● WHAT IS BEING ASKED
Transcribe everything in the data word for word. Pictures are left out.

● MATERIAL PROVIDED
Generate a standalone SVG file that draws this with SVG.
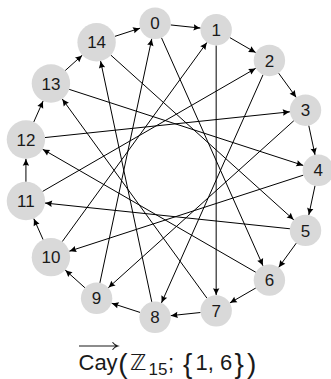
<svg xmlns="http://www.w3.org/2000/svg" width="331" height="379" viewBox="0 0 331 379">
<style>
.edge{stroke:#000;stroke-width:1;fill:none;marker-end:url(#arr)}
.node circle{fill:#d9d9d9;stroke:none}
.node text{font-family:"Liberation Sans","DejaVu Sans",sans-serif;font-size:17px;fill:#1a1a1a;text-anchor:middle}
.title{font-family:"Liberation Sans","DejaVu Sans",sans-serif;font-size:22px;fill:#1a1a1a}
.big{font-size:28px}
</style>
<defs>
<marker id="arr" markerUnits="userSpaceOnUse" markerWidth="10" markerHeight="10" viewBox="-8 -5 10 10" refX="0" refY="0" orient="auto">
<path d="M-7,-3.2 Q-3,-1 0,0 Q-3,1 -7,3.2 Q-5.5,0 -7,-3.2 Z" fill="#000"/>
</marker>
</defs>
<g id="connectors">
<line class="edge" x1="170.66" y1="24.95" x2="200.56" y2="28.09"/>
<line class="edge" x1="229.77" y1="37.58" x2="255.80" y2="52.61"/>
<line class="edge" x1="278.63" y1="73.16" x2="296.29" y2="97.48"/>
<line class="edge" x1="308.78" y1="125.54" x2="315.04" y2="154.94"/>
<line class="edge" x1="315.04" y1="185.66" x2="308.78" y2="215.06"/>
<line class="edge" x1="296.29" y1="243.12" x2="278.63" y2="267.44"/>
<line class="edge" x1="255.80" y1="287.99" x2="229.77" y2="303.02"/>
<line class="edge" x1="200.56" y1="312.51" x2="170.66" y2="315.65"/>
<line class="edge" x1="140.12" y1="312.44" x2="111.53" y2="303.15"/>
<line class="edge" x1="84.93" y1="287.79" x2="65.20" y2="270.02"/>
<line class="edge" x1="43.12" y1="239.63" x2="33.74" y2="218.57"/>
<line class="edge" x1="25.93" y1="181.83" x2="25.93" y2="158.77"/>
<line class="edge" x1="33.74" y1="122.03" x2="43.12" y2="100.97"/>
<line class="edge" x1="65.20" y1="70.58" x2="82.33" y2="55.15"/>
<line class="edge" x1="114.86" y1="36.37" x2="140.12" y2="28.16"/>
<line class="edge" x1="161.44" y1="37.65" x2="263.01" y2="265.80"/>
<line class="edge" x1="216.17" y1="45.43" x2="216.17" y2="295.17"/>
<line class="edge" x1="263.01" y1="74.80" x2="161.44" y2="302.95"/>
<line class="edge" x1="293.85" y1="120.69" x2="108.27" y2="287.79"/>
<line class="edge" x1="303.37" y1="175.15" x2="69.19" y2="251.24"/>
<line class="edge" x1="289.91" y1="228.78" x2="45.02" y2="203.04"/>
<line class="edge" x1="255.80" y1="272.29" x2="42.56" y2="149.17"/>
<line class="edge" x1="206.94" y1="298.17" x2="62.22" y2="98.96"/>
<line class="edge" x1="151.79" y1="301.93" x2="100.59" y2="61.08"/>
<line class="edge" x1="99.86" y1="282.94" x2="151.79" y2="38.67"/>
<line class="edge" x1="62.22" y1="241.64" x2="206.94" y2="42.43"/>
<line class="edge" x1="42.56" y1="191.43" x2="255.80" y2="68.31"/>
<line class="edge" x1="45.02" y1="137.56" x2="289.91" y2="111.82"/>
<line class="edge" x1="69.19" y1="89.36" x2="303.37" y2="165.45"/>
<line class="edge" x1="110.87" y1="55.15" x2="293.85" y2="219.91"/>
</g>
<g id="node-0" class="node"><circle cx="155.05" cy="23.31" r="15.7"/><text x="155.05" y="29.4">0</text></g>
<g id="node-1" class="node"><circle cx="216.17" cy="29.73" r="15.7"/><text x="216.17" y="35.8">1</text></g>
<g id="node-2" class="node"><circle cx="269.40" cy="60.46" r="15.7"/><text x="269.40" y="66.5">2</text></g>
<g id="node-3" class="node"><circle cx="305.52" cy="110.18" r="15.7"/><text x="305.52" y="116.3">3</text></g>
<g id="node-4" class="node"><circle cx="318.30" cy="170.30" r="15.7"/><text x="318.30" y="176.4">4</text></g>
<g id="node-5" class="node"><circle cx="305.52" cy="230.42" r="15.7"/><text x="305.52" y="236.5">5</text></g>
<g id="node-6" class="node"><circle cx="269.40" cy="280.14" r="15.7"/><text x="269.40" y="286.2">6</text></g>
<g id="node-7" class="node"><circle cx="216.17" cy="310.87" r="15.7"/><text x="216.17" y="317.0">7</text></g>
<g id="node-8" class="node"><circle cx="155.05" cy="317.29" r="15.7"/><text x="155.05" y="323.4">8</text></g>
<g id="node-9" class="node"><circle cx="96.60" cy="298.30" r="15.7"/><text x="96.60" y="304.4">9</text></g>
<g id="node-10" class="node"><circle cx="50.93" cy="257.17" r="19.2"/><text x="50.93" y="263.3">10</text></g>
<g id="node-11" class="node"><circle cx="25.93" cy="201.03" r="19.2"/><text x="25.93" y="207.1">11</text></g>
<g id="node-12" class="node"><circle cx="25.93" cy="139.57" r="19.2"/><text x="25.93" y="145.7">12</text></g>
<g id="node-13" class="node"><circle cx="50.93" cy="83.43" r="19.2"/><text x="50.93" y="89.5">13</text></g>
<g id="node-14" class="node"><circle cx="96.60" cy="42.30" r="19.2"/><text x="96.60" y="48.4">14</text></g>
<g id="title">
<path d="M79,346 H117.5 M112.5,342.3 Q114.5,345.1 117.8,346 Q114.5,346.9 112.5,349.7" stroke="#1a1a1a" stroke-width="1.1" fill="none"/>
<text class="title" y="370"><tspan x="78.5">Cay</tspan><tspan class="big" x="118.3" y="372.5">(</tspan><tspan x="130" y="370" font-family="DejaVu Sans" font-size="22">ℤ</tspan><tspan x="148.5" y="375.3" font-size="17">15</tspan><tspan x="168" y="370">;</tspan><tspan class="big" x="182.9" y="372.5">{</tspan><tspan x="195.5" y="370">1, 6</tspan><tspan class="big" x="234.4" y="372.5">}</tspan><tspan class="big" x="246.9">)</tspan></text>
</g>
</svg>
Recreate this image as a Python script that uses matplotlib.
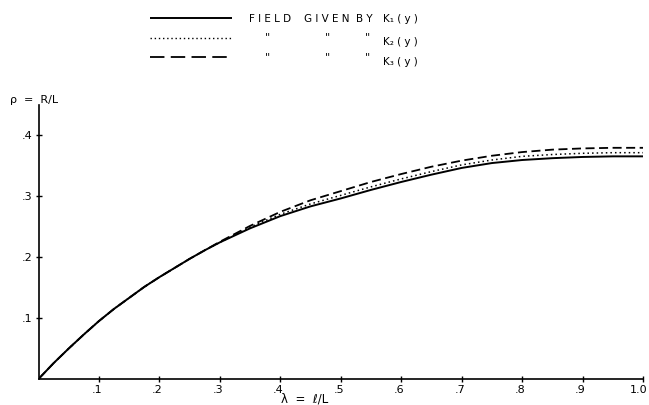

● SOLUTION FOR THIS TASK
Generate a standalone SVG file that draws this with SVG.
<svg xmlns="http://www.w3.org/2000/svg" width="331" height="379" viewBox="0 0 331 379">
<style>
.edge{stroke:#000;stroke-width:1;fill:none;marker-end:url(#arr)}
.node circle{fill:#d9d9d9;stroke:none}
.node text{font-family:"Liberation Sans","DejaVu Sans",sans-serif;font-size:17px;fill:#1a1a1a;text-anchor:middle}
.title{font-family:"Liberation Sans","DejaVu Sans",sans-serif;font-size:22px;fill:#1a1a1a}
.big{font-size:28px}
</style>
<defs>
<marker id="arr" markerUnits="userSpaceOnUse" markerWidth="10" markerHeight="10" viewBox="-8 -5 10 10" refX="0" refY="0" orient="auto">
<path d="M-7,-3.2 Q-3,-1 0,0 Q-3,1 -7,3.2 Q-5.5,0 -7,-3.2 Z" fill="#000"/>
</marker>
</defs>
<g id="connectors">
<line class="edge" x1="170.66" y1="24.95" x2="200.56" y2="28.09"/>
<line class="edge" x1="229.77" y1="37.58" x2="255.80" y2="52.61"/>
<line class="edge" x1="278.63" y1="73.16" x2="296.29" y2="97.48"/>
<line class="edge" x1="308.78" y1="125.54" x2="315.04" y2="154.94"/>
<line class="edge" x1="315.04" y1="185.66" x2="308.78" y2="215.06"/>
<line class="edge" x1="296.29" y1="243.12" x2="278.63" y2="267.44"/>
<line class="edge" x1="255.80" y1="287.99" x2="229.77" y2="303.02"/>
<line class="edge" x1="200.56" y1="312.51" x2="170.66" y2="315.65"/>
<line class="edge" x1="140.12" y1="312.44" x2="111.53" y2="303.15"/>
<line class="edge" x1="84.93" y1="287.79" x2="65.20" y2="270.02"/>
<line class="edge" x1="43.12" y1="239.63" x2="33.74" y2="218.57"/>
<line class="edge" x1="25.93" y1="181.83" x2="25.93" y2="158.77"/>
<line class="edge" x1="33.74" y1="122.03" x2="43.12" y2="100.97"/>
<line class="edge" x1="65.20" y1="70.58" x2="82.33" y2="55.15"/>
<line class="edge" x1="114.86" y1="36.37" x2="140.12" y2="28.16"/>
<line class="edge" x1="161.44" y1="37.65" x2="263.01" y2="265.80"/>
<line class="edge" x1="216.17" y1="45.43" x2="216.17" y2="295.17"/>
<line class="edge" x1="263.01" y1="74.80" x2="161.44" y2="302.95"/>
<line class="edge" x1="293.85" y1="120.69" x2="108.27" y2="287.79"/>
<line class="edge" x1="303.37" y1="175.15" x2="69.19" y2="251.24"/>
<line class="edge" x1="289.91" y1="228.78" x2="45.02" y2="203.04"/>
<line class="edge" x1="255.80" y1="272.29" x2="42.56" y2="149.17"/>
<line class="edge" x1="206.94" y1="298.17" x2="62.22" y2="98.96"/>
<line class="edge" x1="151.79" y1="301.93" x2="100.59" y2="61.08"/>
<line class="edge" x1="99.86" y1="282.94" x2="151.79" y2="38.67"/>
<line class="edge" x1="62.22" y1="241.64" x2="206.94" y2="42.43"/>
<line class="edge" x1="42.56" y1="191.43" x2="255.80" y2="68.31"/>
<line class="edge" x1="45.02" y1="137.56" x2="289.91" y2="111.82"/>
<line class="edge" x1="69.19" y1="89.36" x2="303.37" y2="165.45"/>
<line class="edge" x1="110.87" y1="55.15" x2="293.85" y2="219.91"/>
</g>
<g id="node-0" class="node"><circle cx="155.05" cy="23.31" r="15.7"/><text x="155.05" y="29.4">0</text></g>
<g id="node-1" class="node"><circle cx="216.17" cy="29.73" r="15.7"/><text x="216.17" y="35.8">1</text></g>
<g id="node-2" class="node"><circle cx="269.40" cy="60.46" r="15.7"/><text x="269.40" y="66.5">2</text></g>
<g id="node-3" class="node"><circle cx="305.52" cy="110.18" r="15.7"/><text x="305.52" y="116.3">3</text></g>
<g id="node-4" class="node"><circle cx="318.30" cy="170.30" r="15.7"/><text x="318.30" y="176.4">4</text></g>
<g id="node-5" class="node"><circle cx="305.52" cy="230.42" r="15.7"/><text x="305.52" y="236.5">5</text></g>
<g id="node-6" class="node"><circle cx="269.40" cy="280.14" r="15.7"/><text x="269.40" y="286.2">6</text></g>
<g id="node-7" class="node"><circle cx="216.17" cy="310.87" r="15.7"/><text x="216.17" y="317.0">7</text></g>
<g id="node-8" class="node"><circle cx="155.05" cy="317.29" r="15.7"/><text x="155.05" y="323.4">8</text></g>
<g id="node-9" class="node"><circle cx="96.60" cy="298.30" r="15.7"/><text x="96.60" y="304.4">9</text></g>
<g id="node-10" class="node"><circle cx="50.93" cy="257.17" r="19.2"/><text x="50.93" y="263.3">10</text></g>
<g id="node-11" class="node"><circle cx="25.93" cy="201.03" r="19.2"/><text x="25.93" y="207.1">11</text></g>
<g id="node-12" class="node"><circle cx="25.93" cy="139.57" r="19.2"/><text x="25.93" y="145.7">12</text></g>
<g id="node-13" class="node"><circle cx="50.93" cy="83.43" r="19.2"/><text x="50.93" y="89.5">13</text></g>
<g id="node-14" class="node"><circle cx="96.60" cy="42.30" r="19.2"/><text x="96.60" y="48.4">14</text></g>
<g id="title">
<path d="M79,346 H117.5 M112.5,342.3 Q114.5,345.1 117.8,346 Q114.5,346.9 112.5,349.7" stroke="#1a1a1a" stroke-width="1.1" fill="none"/>
<text class="title" y="370"><tspan x="78.5">Cay</tspan><tspan class="big" x="118.3" y="372.5">(</tspan><tspan x="130" y="370" font-family="DejaVu Sans" font-size="22">ℤ</tspan><tspan x="148.5" y="375.3" font-size="17">15</tspan><tspan x="168" y="370">;</tspan><tspan class="big" x="182.9" y="372.5">{</tspan><tspan x="195.5" y="370">1, 6</tspan><tspan class="big" x="234.4" y="372.5">}</tspan><tspan class="big" x="246.9">)</tspan></text>
</g>
</svg>
Recreate this image as a Python script that uses matplotlib.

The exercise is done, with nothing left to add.